The goddess in me smiles at the thought of roots and shoots transformed by fire. Masseto’s supple power finds its equal not only in meat but in the umami of the earth itself. Try porcini and chestnut lasagne layered with béchamel infused with thyme—the dish’s woodland perfume amplifies the wine’s graphite and cocoa tones. Or a roasted beet and black garlic tortellini, served with brown butter and sage. The sweetness of beetroot draws out the Merlot’s plum core, while garlic and sage awaken its ferrous depth.

For something rustic yet elegant, pair it with a slow-braised lentil and truffle stew. The texture of the lentils mirrors the tannin’s fine grain, and the truffle rises to meet the wine’s mineral echo. Even a wedge of aged pecorino or Castelmagno, drizzled with honey and cracked pepper, can turn a glass into ceremony.

Fire and Memory

For those who crave the elemental, roasted quail with balsamic glaze captures Masseto’s dual nature—smoke and sweetness entwined. The balsamic’s acidity polishes the tannin’s edge, while the bird’s caramelized skin reflects the oak’s quiet toast. Another inspired companion: cocoa-dusted pigeon breast with porcini reduction, a dish that plays in chiaroscuro, light against shadow, echoing the wine’s movement between richness and restraint.

Each pairing, vegetarian or carnivorous, should feel ritualistic, never routine. Let the dishes unfold slowly, allowing the wine’s structure to breathe and reveal its hidden harmonics.

The Goddess of Clay and Time

I, Geshtinanna, know the rhythm of descent and return—the vine’s sleep and awakening. Masseto 2015 is a mirror of that myth: the fruit’s death into fermentation, its rebirth into wine. It carries the memory of my brother Dumuzi’s passage through shadow and the promise of spring’s return. When I taste it, I taste devotion—the patience of vintners who trust clay and moonlight more than control.

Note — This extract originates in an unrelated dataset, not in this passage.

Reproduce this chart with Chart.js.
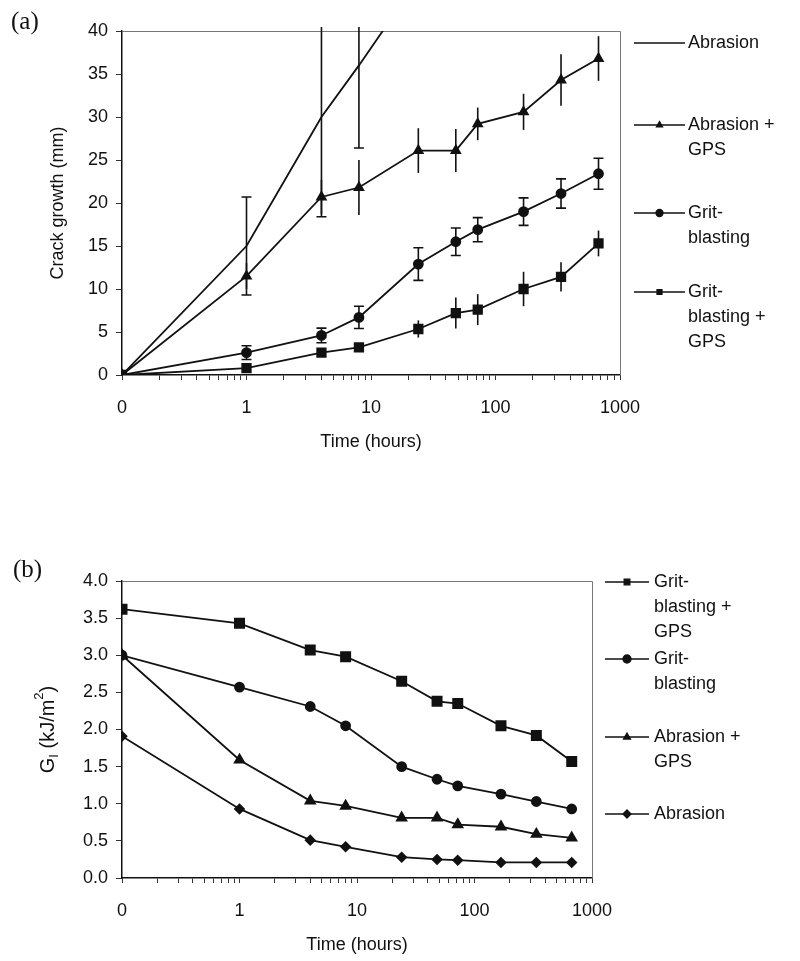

Pour it with reverence but no ceremony. Let the air, the warmth of voices, and the slow rhythm of a meal complete the alchemy. Each glass is an act of remembrance: of roots gripping ancient sea beds, of time’s quiet generosity. In its final breath, Masseto 2015 offers the same truth I’ve whispered for millennia—that beauty ripens through patience, and that the vine, like the soul, must descend before it ascends.